Flying Serpents

: BIRDS AND BEASTS.

The traditional origin of these imaginary creatures was that they were

snakes, which by having drunk the milk of a woman, and by having eaten of

bread consecrated for the Holy Communion, became transformed into winged

serpents or dragons.



These dangerous creatures had their lurking places in many districts, and

they attacked everyone that crossed their paths. There was said to have

been one such den on M
el Bentyrch. Old Mrs. Davies, Plas, Dolanog, who

died 1890, aged 92, told the Rev. D. R. Evans, B.A., son of the Vicar of

Dolanog, that once, when she was a young woman, she went to Llanfair

market, and on the way she sat on a stile, and she saw smoke and fire

issuing from a hole on Moel Bentyrch, where the Gwiber, or Flying

Serpent, had its abode. She ran, and never stopped until she had placed

a good distance between her and the hill. She believed that both the

smoke and fire were caused by the serpent. There is also a tradition

still current in Dolanog that this flying serpent was destroyed by

wrapping some red material round a post into which sharp nails were

driven. The serpent, attacking this post with furious onslaughts, was

lacerated by the sharp spikes, and died. A like tradition is current in

Llanrhaiadr-yn-Mochnant in connection with the Post Coch, or

Post-y-Wiber, or Maen Hir y Maes-Mochnant.

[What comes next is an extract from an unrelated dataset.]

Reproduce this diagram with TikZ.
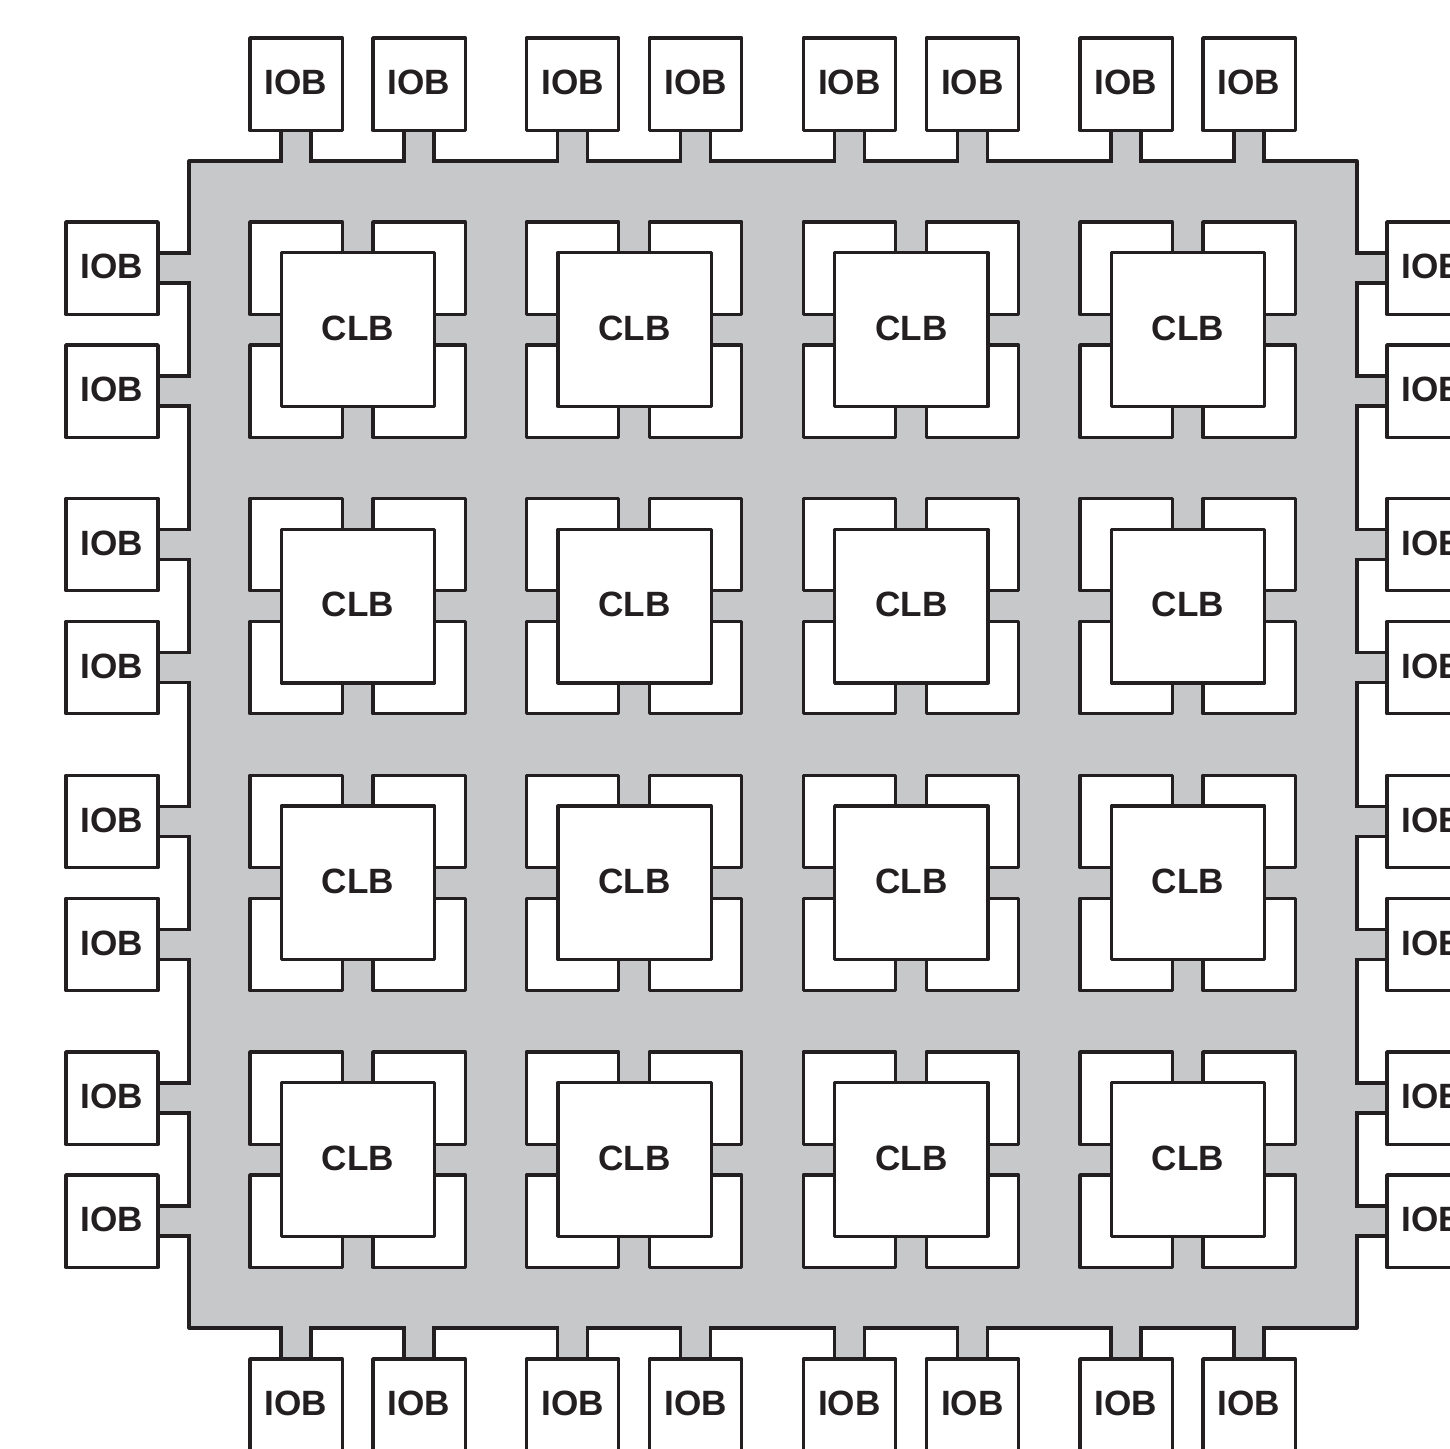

Mr. Hancock in his History of Llanrhaiadr-yn-Mochnant, writes as

follows:--



The legend connected with this stone pillar is, that it was raised

in order to prevent the devastation which a winged serpent or dragon

(a Wiber) was committing in the surrounding country. The stone was

draped with scarlet cloth, to allure and excite the creature to a

furor, scarlet being a colour most intolerably hateful and provoking

to it. It was studded with iron spikes, that the reptile might wound

or kill itself by beating itself against it. Its destruction, it is

alleged, was effected by this artifice. It is said to have had two

lurking places in the neighbourhood, which are still called

Nant-y-Wiber, one at Penygarnedd, the other near Bwlch Sychtyn, in

the parish of Llansilin, and this post was in the direct line of its

flight. Similar legends referring to winged serpents exist in

various parts of Wales. In the adjoining parish of

Llanarmon-Dyffryn-Ceiriog there is a place called Sarffle (the

serpent's hole).--Montgomeryshire Collections, vol. ix., 237.